I owed a lot of money, I knew that. But letting people know the details of it, the extent? That was hard. My debt made me feel weak. And even though I knew something had to be done about it, and I knew I needed help figuring it out, I didn’t want to appear weak. I wanted help badly, but I didn’t want anyone to know how badly I needed it. It’s stupid, I know. But feelings.
So there we were, my gentleman and me, sitting at the table with all my money owed glowing from my laptop’s screen, and duplicated in his hand on the back of a blank envelope.
He wasn’t trying to make me feel bad, he insisted, “but holy shit. If I were you I’d be freaking out about this,”he said. “How are you not freaking out about this?”

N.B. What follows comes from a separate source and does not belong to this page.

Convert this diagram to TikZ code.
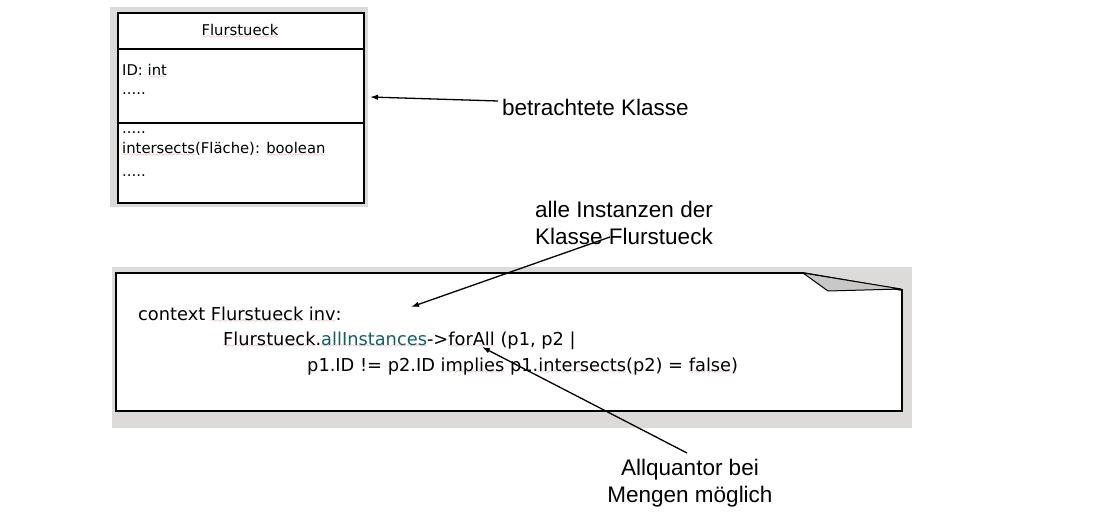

After a few more talkings-to, he set out to help me make a plan:
1.) Determine your monthly income
First he asked me: “How much money do you make. What’s your monthly income.”
I make 47k/annually, paid out twice monthly. After taxes and dental and everything else, that comes out to $2,844/ month.
2.) Determine your fixed expenses.
Then, “What are your bills. What do you have to pay every single month. Not your credit cards, not that shit. We’ll get to that later.”
My rent, my car payment, car insurance. My cell phone bill, my internet, electric.
“What else?” Netflix, hulu, gym membership.
“Cancel that shit,” he said. “You don’t need it.”
I pay my friend every month for Coachella.
“Poor people don’t get to go to Coachella,” he told me. I said nothing.
“Student loans,” he continued. “Yes?” Yes.
We took my monthly income. Subtracted all my monthly expenses – my rent, utilities, internet, phone bill, my car, insurance. I kept Coachella.
3.) Determine your flexible expenses.
We took what was left. “How much do you spend on groceries a week?”
I’d spent $40ish the last time I’d gone.
“Let’s just say $75. So we’ll give you $300 a month for food.”
I also need gas. I fill up.. Idk every 8, 9 days?
4.) Do the maths.
After all that we looked at what was left.
About $1000. I understood it as 70% of a paycheck. He explained instead that it’s 35% of my income, and to provide some comfort he said it’s not that bad.
I don’t think he asked me if I can do it. I think he said it’s what I have to do.
A few things I learned that night and in the following days:
- Good intentions don’t pay bills. Acknowledging a problem is not in itself a solution. I needed a plan, with numbers and limits.
- Overestimate your spending. Limiting my food budget to $40/week would be more challenging and more miserable. Giving the wiggle room of $75 is realistic and even leaves room for optimism. (I try to stick to the $40 anyway, and don’t freak out if I go a bit over as long as I’m within that $75.)
- Have some perspective. My coworkers invited me to grab acai bowls with them for lunch. While it sounded tempting, I had already packed a lunch and an $8 bowl did not sound like it was worth 20% of my self-imposed food budget. Thinking about your spending this way can help you avoid impulse purchases.
Make Your Own Plan:
- Determine your monthly income – After taxes, what is your take home pay each month?
- Determine your fixed expenses – These are the absolute necessities that keep a roof over your head, the lights on in your home, etc
- Determine your flexible expenses – These are also necessities, but you have a bit more control in the ultimate cost. For me it’s just gas and groceries.
- The magic formula: Value 1 – Value 2 – Value 3 = USE THIS AMOUNT TO PAY OFF YOUR DEBT.
(Please note that I am broke as a hiliariously unfunny joke, so I don’t factor in / allow for discretionary or frivolous spending. This is a plan for hardxcore debt reduction so bear with me.)
The real figures:
$2,844 monthly income.
– $690 rent
– $56 internet
– $15 electric
(residential expenses: $761)
– $301 car payment
– $75 car insurance
– $66 cell phone bill
(mobile expenses, pun intended: $442)
-$1,324 fixed expenses.
-($75 x 4) groceries
-($35 x 4) gas
-$440 flexible expenses.
$2,844 – $1,324 – $440 =
Rounding this down to $1000 means I have $80/month that I can save. BONUS!
The plan isn’t at all disheartening. In fact, for me it’s exciting to have rules and I am relieved to have put this all out on the table, literally. Finally someone had looked at my mess and was just real about it. Was just like, Yeah this is fucked up, and this is gonna be tight, but you can make it out of this. I was, and still am, filled with a refreshed optimism and I feel so ready to start tackling this money monster.